Two young black men (Ludacris and Larenz Tate) cruise a mall in the very white San Fernando Valley. They discuss racism and cross the path of Rick (Brendan Fraser) and his wife Jean (Sandra Bullock.) When Jean sees the young men, she is afraid and instinctively draws closer to her husband. The two young black men comment on it and then car jack their SUV. Jean is terrified at home, and criticizes her husband for letting a Hispanic man change the locks. On their way to a chop shop, the two black men hit an Asian man unintentionally. They argue about saving him or running him over.  In another part of town, an Iranian shop owner and his daughter buy a gun to protect themselves. The store’s proprietor  (Jack McGee) is intolerant of the man’s poor English; they get into an argument. The daughter ends up buying the gun. Back in the valley, two cops Ryan (Matt Dillon) and Hanson (Ryan Phillippe) are watching for Rick’s stolen SUV, and see another SUV and some possible activity going on inside. They stop the car with Cameron (Terrence Dashon Howard) and Christine (Thandie Newton), and they get into an argument. Ryan molests Christine as he frisks her while Cameron stays silent. Hanson is shocked and at the end of his shift asks for a transfer. Meanwhile, Ryan tries to deal with the health insurance supervisor for his dad’s HMO. When he learns her name is Shaniqua (Loretta Divine) he makes racial comments.

And around and around on a human journey we go. 

If you saw the trailer/preview for Crash, masterfully co-written (with Robert Moresco) and directed by Paul Haggis (E-Z Streets, Million Dollar Baby) you may have, like me, thought it deserved an award all by itself. 

Crash is an LA film noir tale of about 24 hours in the lives of a racially and culturally diverse group of people whose lives, decisions and choices intersect and impact strangers in ways only a film can devise.
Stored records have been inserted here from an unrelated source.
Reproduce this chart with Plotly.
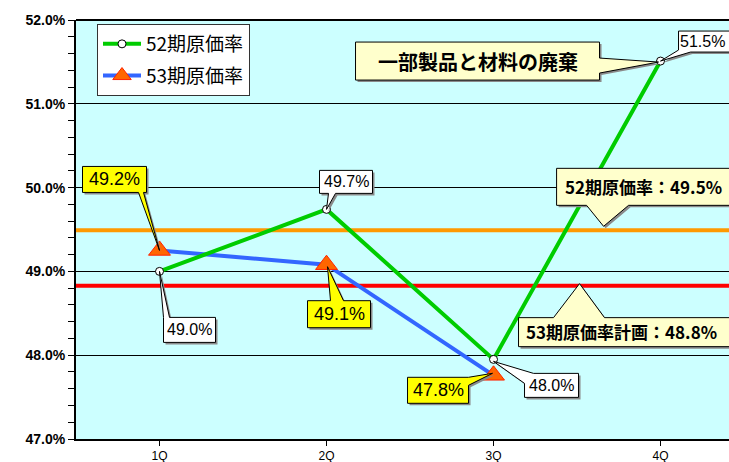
import plotly.graph_objects as go

quarters = ["1Q", "2Q", "3Q", "4Q"]
rate52 = [49.0, 49.74, 47.95, 51.51]
rate53 = [49.25, 49.08, 47.76]
label52 = ["49.0%", "49.7%", "48.0%", "51.5%"]
label53 = ["49.2%", "49.1%", "47.8%"]
avg52 = 49.49
plan53 = 48.83
avg52_text = "52期原価率：49.5%"
plan53_text = "53期原価率計画：48.8%"
note_text = "一部製品と材料の廃棄"
y_ticks = [47, 48, 49, 50, 51, 52]
y_ticklabels = ["47.0%", "48.0%", "49.0%", "50.0%", "51.0%", "52.0%"]

W, H = 729, 462
ML, MT, MB = 76, 20, 23
XMIN, XMAX = -0.5, 3.41
PW, PH = W - ML, H - MT - MB


def px2paper(px, py):
    return (px - ML) / PW, 1 - (py - MT) / PH


fig = go.Figure()

# reference lines (drawn first, below the series)
fig.add_trace(go.Scatter(x=[XMIN, XMAX + 0.2], y=[avg52, avg52], mode="lines",
                         line=dict(color="#FF9900", width=4), showlegend=False, hoverinfo="skip"))
fig.add_trace(go.Scatter(x=[XMIN, XMAX + 0.2], y=[plan53, plan53], mode="lines",
                         line=dict(color="#FF0000", width=4), showlegend=False, hoverinfo="skip"))

fig.add_trace(go.Scatter(
    x=list(range(len(rate53))), y=rate53, name="53期原価率", mode="lines+markers",
    line=dict(color="#3366FF", width=4),
    marker=dict(symbol="triangle-up", size=19, color="#FF6600", line=dict(color="#FF2200", width=1)),
    legendgroup="b", legendrank=2,
))
fig.add_trace(go.Scatter(
    x=list(range(len(rate52))), y=rate52, name="52期原価率", mode="lines+markers",
    line=dict(color="#00CC00", width=4),
    marker=dict(symbol="circle", size=8, color="white", line=dict(color="black", width=1)),
    legendgroup="a", legendrank=1,
))

numfont = dict(family="Liberation Sans, Arial, sans-serif", color="black")
jpfont = dict(family="Noto Sans CJK JP, sans-serif", color="black")


def callout(ax_x, ax_y, text, box, edge, base, bg, font, tip=(0, 0), center=None):
    """box=(l,t,r,b) in px relative to anchor, y downward."""
    l, t, r, b = box
    tx, ty = tip
    if edge == "top":
        pts = [(l, t), (base[0], t), (tx, ty), (base[1], t), (r, t), (r, b), (l, b)]
    elif edge == "bottom":
        pts = [(l, t), (r, t), (r, b), (base[1], b), (tx, ty), (base[0], b), (l, b)]
    elif edge == "right":
        pts = [(l, t), (r, t), (r, base[0]), (tx, ty), (r, base[1]), (r, b), (l, b)]
    elif edge == "topleft":  # base = (y on left edge, x on top edge)
        pts = [(l, base[0]), (tx, ty), (base[1], t), (r, t), (r, b), (l, b)]
    else:  # bottomleft: base = (y on left edge, x on bottom edge)
        pts = [(l, t), (r, t), (r, b), (base[1], b), (tx, ty), (l, base[0])]

    def path(dx, dy):
        return "M " + " L ".join(f"{x + dx},{-(y + dy)}" for x, y in pts) + " Z"

    common = dict(type="path", xref="x", yref="y", xsizemode="pixel", ysizemode="pixel",
                  xanchor=ax_x, yanchor=ax_y, layer="above")
    fig.add_shape(path=path(2, 2), fillcolor="#8A8A8A", line=dict(width=0), **common)
    fig.add_shape(path=path(0, 0), fillcolor=bg, line=dict(color="black", width=1), **common)
    if center is None:
        center = ((l + r) / 2, (t + b) / 2)
    fig.add_annotation(x=ax_x, y=ax_y, text=text, showarrow=False,
                       xshift=center[0], yshift=-center[1], font=font)


# 52期 labels (white)
callout(0, rate52[0], label52[0], (4, 46, 56, 71), "top", (4, 10), "white", dict(numfont, size=16))
callout(1, rate52[1], label52[1], (-7, -39, 46, -16), "bottom", (2, 9), "white", dict(numfont, size=16))
callout(2, rate52[2], label52[2], (31, 14, 85, 38), "topleft", (24, 40), "white", dict(numfont, size=16),
        tip=(0, 2))
callout(3, rate52[3], label52[3], (18, -30, 75, -9), "bottomleft", (-11, 30), "white", dict(numfont, size=16),
        center=(42, -20))
# 53期 labels (yellow)
callout(0, rate53[0], label53[0], (-77, -84, -13, -58), "bottom", (-21, -16), "#FFFF00", dict(numfont, size=18))
callout(1, rate53[1], label53[1], (-19, 36, 44, 63), "top", (4, 17), "#FFFF00", dict(numfont, size=18),
        tip=(1, 2))
callout(2, rate53[2], label53[2], (-86, 2, -25, 28), "right", (2, 10), "#FFFF00", dict(numfont, size=18),
        tip=(-1, -2))
# text callouts
callout(3, rate52[3], f"<b>{note_text}</b>", (-305, -19, -61, 19), "right", (-3, 12), "#FFFFCC",
        dict(jpfont, size=20), tip=(-2, 1))
callout(2.659, avg52, f"<b>{avg52_text}</b>", (-47, -62, 130, -25), "bottom", (-17, 25), "#FFFFCC",
        dict(jpfont, size=17), tip=(0, -4), center=(40, -44))
callout(2.515, plan53, f"<b>{plan53_text}</b>", (-61, 32, 160, 61), "top", (-26, 25), "#FFFFCC",
        dict(jpfont, size=17), tip=(0, -2), center=(42, 46))

# legend shadow
sx0, sy0 = px2paper(100, 27)
sx1, sy1 = px2paper(249, 96)
fig.add_shape(type="rect", xref="paper", yref="paper", x0=sx0, x1=sx1, y0=sy1, y1=sy0,
              fillcolor="#8A8A8A", line=dict(width=0), layer="above")

# top border of plot area
fig.add_shape(type="line", xref="paper", yref="paper", x0=0, x1=1, y0=1, y1=1,
              line=dict(color="black", width=2))

lx, ly = px2paper(97, 24)
fig.update_layout(
    width=W, height=H,
    margin=dict(l=ML, r=0, t=MT, b=MB, pad=0),
    paper_bgcolor="white", plot_bgcolor="#CCFFFF",
    showlegend=True,
    legend=dict(x=lx, y=ly, xanchor="left", yanchor="top",
                bgcolor="white", bordercolor="#333333", borderwidth=1,
                font=dict(family="Noto Sans CJK JP, Liberation Sans, sans-serif", size=19, color="black"),
                tracegroupgap=4, itemwidth=38),
    xaxis=dict(range=[XMIN, XMAX], tickmode="array", tickvals=list(range(len(quarters))), ticktext=quarters,
               showgrid=False, zeroline=False, showline=True, linecolor="black", linewidth=2,
               ticks="outside", ticklen=5, tickcolor="black", automargin=False,
               tickfont=dict(family="Liberation Sans, Arial, sans-serif", size=12, color="black")),
    yaxis=dict(range=[47, 52], tickmode="array", tickvals=y_ticks,
               ticktext=[f"<b>{t}</b>" for t in y_ticklabels],
               showgrid=True, gridcolor="black", gridwidth=1, zeroline=False,
               showline=True, linecolor="black", linewidth=2,
               ticks="outside", ticklen=6, tickcolor="black", automargin=False,
               minor=dict(dtick=0.2, ticks="outside", ticklen=6, tickcolor="black", showgrid=False),
               tickfont=dict(family="Liberation Sans, Arial, sans-serif", size=14, color="black")),
)

fig.write_html("out.html", config={"displayModeBar": False},
               post_script="document.body.style.margin='0';document.body.style.overflow='hidden';")
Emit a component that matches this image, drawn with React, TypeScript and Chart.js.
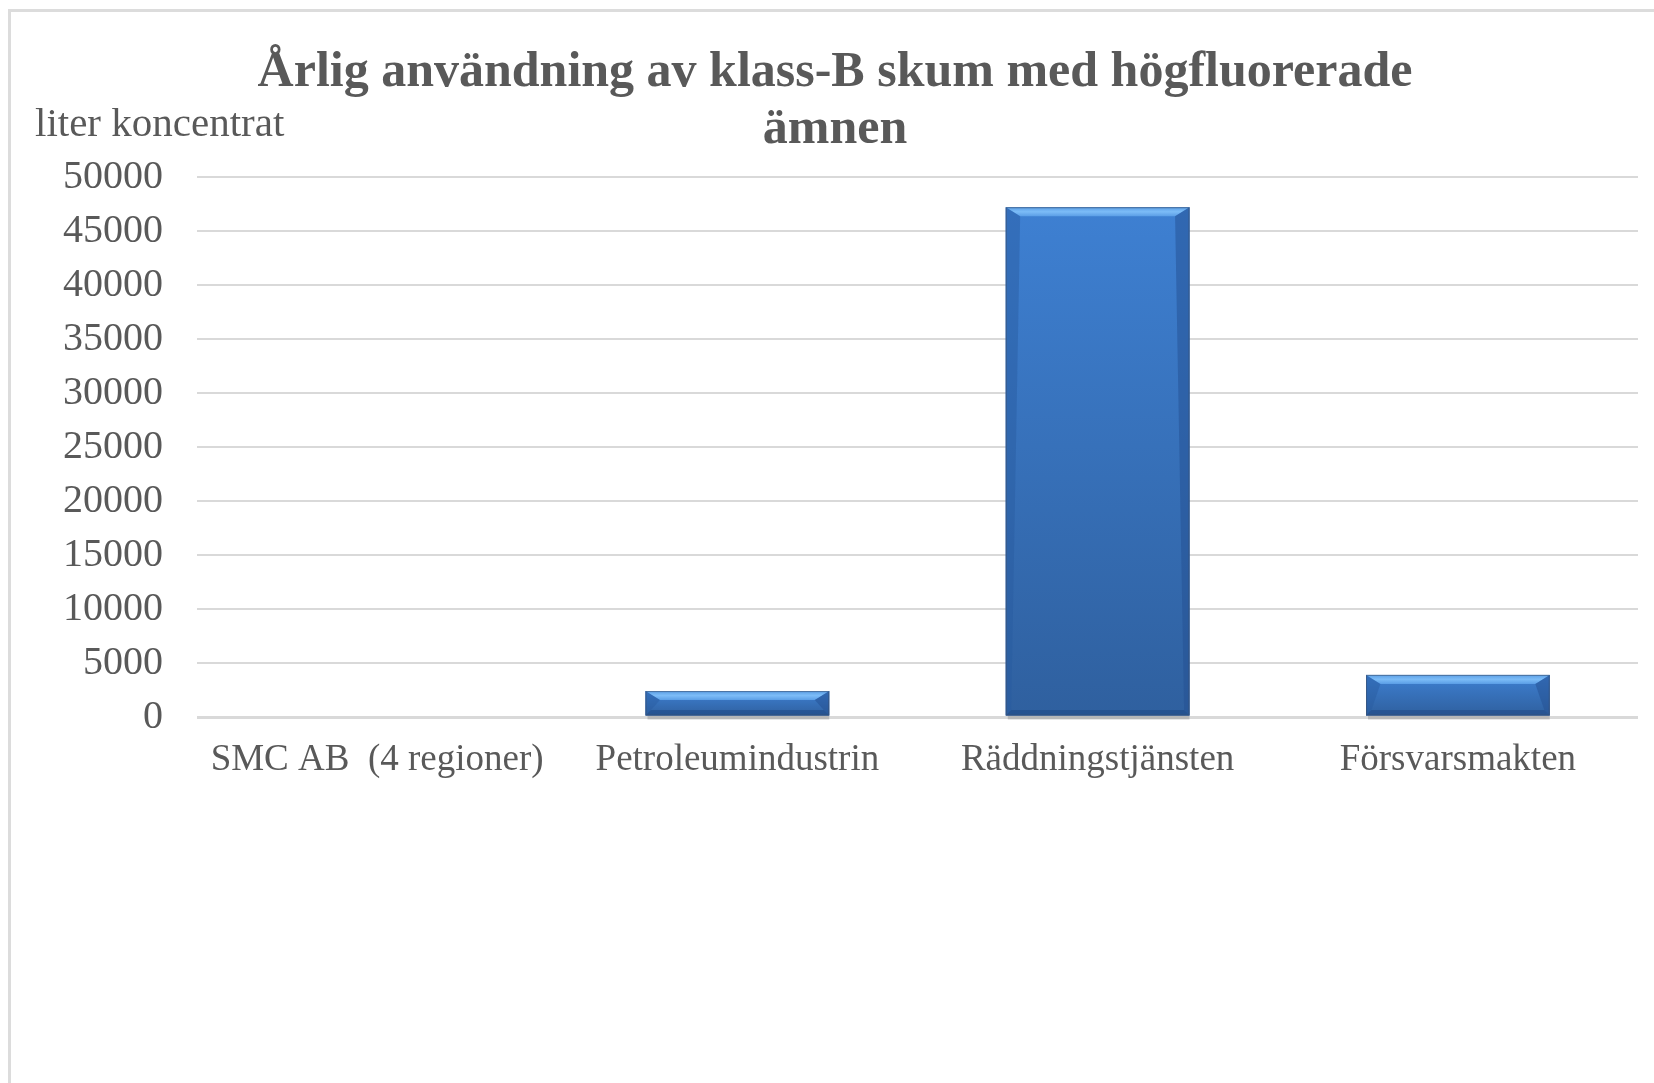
import React, { useEffect, useRef } from "react";
import { Chart, registerables } from "chart.js";

Chart.register(...registerables);

const categories = ["SMC AB  (4 regioner)", "Petroleumindustrin", "Räddningstjänsten", "Försvarsmakten"];
const values = [0, 2400, 47200, 3900];
const titleLines = ["Årlig användning av klass-B skum med högfluorerade", "ämnen"];
const yAxisTitle = "liter koncentrat";
const yMax = 50000;
const yStep = 5000;

const TEXT = "#595959";
const SERIF = "'Liberation Serif', 'Times New Roman', serif";

const W = 1654;
const H = 1083;

const textPlugin = {
  id: "texts",
  afterDraw(chart: any) {
    const ctx = chart.ctx;
    ctx.save();
    ctx.fillStyle = TEXT;
    ctx.textAlign = "center";
    ctx.textBaseline = "middle";
    ctx.font = `bold 50px ${SERIF}`;
    ctx.fillText(titleLines[0], 835, 73);
    ctx.fillText(titleLines[1], 835, 130);
    ctx.textAlign = "left";
    ctx.font = `41px ${SERIF}`;
    ctx.fillText(yAxisTitle, 35, 125);
    ctx.restore();
  },
};

const bevelPlugin = {
  id: "bevel",
  beforeDatasetsDraw(chart: any) {
    const ctx = chart.ctx;
    const meta = chart.getDatasetMeta(0);
    ctx.save();
    meta.data.forEach((bar: any) => {
      const h = bar.base - bar.y;
      if (h <= 0.5) return;
      const l = bar.x - bar.width / 2;
      ctx.fillStyle = "rgba(120,120,120,0.35)";
      ctx.fillRect(l + 2, bar.base, bar.width - 2, 4);
    });
    ctx.restore();
  },
  afterDatasetsDraw(chart: any) {
    const ctx = chart.ctx;
    const meta = chart.getDatasetMeta(0);
    ctx.save();
    meta.data.forEach((bar: any) => {
      const top = bar.y;
      const bot = bar.base;
      const h = bot - top;
      if (h <= 0.5) return;
      const l = bar.x - bar.width / 2;
      const r = bar.x + bar.width / 2;
      const b = Math.min(9, h / 2.2);
      const g = ctx.createLinearGradient(0, top, 0, bot);
      g.addColorStop(0, "#3e80d2");
      g.addColorStop(1, "#2f609f");
      ctx.fillStyle = g;
      ctx.fillRect(l, top, r - l, h);
      const gt = ctx.createLinearGradient(0, top, 0, top + b);
      gt.addColorStop(0, "#5c9fe6");
      gt.addColorStop(0.5, "#7cbcf7");
      gt.addColorStop(1, "#5b9ee6");
      ctx.fillStyle = gt;
      ctx.beginPath();
      ctx.moveTo(l, top);
      ctx.lineTo(r, top);
      ctx.lineTo(r - b * 1.6, top + b);
      ctx.lineTo(l + b * 1.6, top + b);
      ctx.closePath();
      ctx.fill();
      ctx.fillStyle = "rgba(40,90,160,0.45)";
      ctx.beginPath();
      ctx.moveTo(l, top);
      ctx.lineTo(l + b * 1.6, top + b);
      ctx.lineTo(l + b * 0.6, bot - b * 0.6);
      ctx.lineTo(l, bot);
      ctx.closePath();
      ctx.fill();
      ctx.fillStyle = "rgba(35,80,145,0.5)";
      ctx.beginPath();
      ctx.moveTo(r, top);
      ctx.lineTo(r - b * 1.6, top + b);
      ctx.lineTo(r - b * 0.6, bot - b * 0.6);
      ctx.lineTo(r, bot);
      ctx.closePath();
      ctx.fill();
      ctx.fillStyle = "rgba(30,70,130,0.5)";
      ctx.beginPath();
      ctx.moveTo(l, bot);
      ctx.lineTo(r, bot);
      ctx.lineTo(r - b * 0.6, bot - b * 0.6);
      ctx.lineTo(l + b * 0.6, bot - b * 0.6);
      ctx.closePath();
      ctx.fill();
      ctx.strokeStyle = "rgba(60,80,110,0.6)";
      ctx.lineWidth = 1;
      ctx.strokeRect(l + 0.5, top + 0.5, r - l - 1, h - 1);
    });
    ctx.restore();
  },
};

export default function App() {
  const ref = useRef<HTMLCanvasElement | null>(null);

  useEffect(() => {
    if (!ref.current) return;
    const chart = new Chart(ref.current, {
      type: "bar",
      data: {
        labels: categories,
        datasets: [
          {
            data: values,
            backgroundColor: "#3a74c2",
            borderWidth: 0,
            barPercentage: 0.51,
            categoryPercentage: 1,
          },
        ],
      },
      options: {
        responsive: false,
        animation: false,
        devicePixelRatio: 1,
        layout: { padding: { top: 177, right: 16, left: 0, bottom: 0 } },
        plugins: {
          legend: { display: false },
          tooltip: { enabled: false },
          title: { display: false },
        },
        scales: {
          x: {
            grid: { display: false, drawTicks: false },
            border: { display: false },
            ticks: {
              color: TEXT,
              font: { family: SERIF, size: 37 },
              padding: 21,
              maxRotation: 0,
              autoSkip: false,
            },
            afterFit: (s: any) => {
              s.height = H - 717;
            },
          },
          y: {
            min: 0,
            max: yMax,
            grid: {
              color: "#d9d9d9",
              lineWidth: (c: any) => (c.tick && c.tick.value === 0 ? 3 : 2),
              drawTicks: false,
            },
            border: { display: false },
            ticks: {
              stepSize: yStep,
              color: TEXT,
              font: { family: SERIF, size: 40 },
              padding: 34,
              callback: (v: any) => String(v),
            },
            afterFit: (s: any) => {
              s.width = 197;
            },
          },
        },
      },
      plugins: [textPlugin, bevelPlugin],
    });
    return () => chart.destroy();
  }, []);

  return (
    <div
      style={{
        position: "fixed",
        left: 0,
        top: 0,
        width: W,
        height: H,
        background: "#fff",
        overflow: "hidden",
      }}
    >
      <div
        style={{
          position: "absolute",
          left: 8,
          top: 9,
          width: W + 50,
          height: H + 50,
          border: "3px solid #dcdcdc",
          boxSizing: "border-box",
        }}
      />
      <canvas ref={ref} width={W} height={H} style={{ position: "absolute", left: 0, top: 0 }} />
    </div>
  );
}
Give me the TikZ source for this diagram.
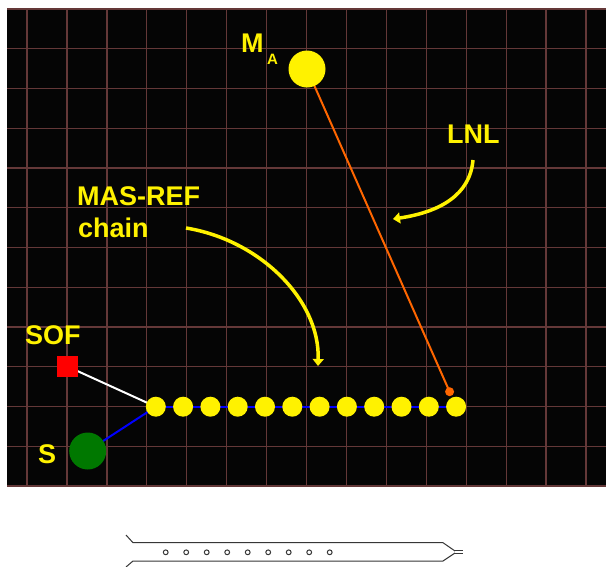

This is no ordinary film; it is unconventionally written in a circle rather than in the usual linear style. It is the Butterfly Effect “or more technically the ‘sensitive dependence on initial conditions’, the essence of chaos” as described by Lorenz in 1963 and 1972. The chaos is Los Angeles, the metaphor for human interaction.

At first the film may seem to be about racism or crime or fear in a city that breeds all of these, but keeps going, day after day. And it is about those things. But at its heart, it is about the choices we make and their consequences; it is about conscience and morality, the good choices and the bad ones and their effect on complete strangers as well as the characters themselves. 

I think the film is also doing theology, it is faith seeking understanding. It takes place at Christmas time and Nativity scenes form the backdrop for the incidents. One of the young black men has a St. Christopher statue that he places on the dashboard of every car he steals; another character has the same statue. What the St. Christopher, patron saint of travelers, as well as Christ’s birth, mean and the subtle connection of the story to Divine Providence, is not lost on the audience. Finally, the film is about sin and redemption; life, the journey.

Crash seems to have a cast of thousands (I could not recall all the names), yet it works. We are here on this earth together and human beings are capable to great good and great evil, and sometimes both. Crash is difficult to watch because of the moral chaos it portrays, but it is best film I have seen in a long time.

One time as I was leaving a theater in Culver City I asked a young woman what she thought of the film we had just seen. She told me and then she said, "I have lived in LA for two years and you are the first perfect stranger to even acknowledge my presence here, or speak to me." This is the kind of experience Haggis taps into.

The acting is excellent and the audience can empathize with some of the characters and recognize all of them. Sandra Bullock plays against type and shows she is a mature actress. All the actors are exceptional.

When Paul Haggis' short-lived TV series EZ Streets was running in 1996, I knew I was looking at some of the best television I had ever seen. Dark, yes, but truthful and human. Haggis understands the darkness; he knows truth and this backlights goodness and somewhere we know, there is beauty.

This film has to be an awards contender. Perfect chiaroscuro.

1 comment:

Anonymous said...

I live out here too, and people look straight through me.  Nothing like the south.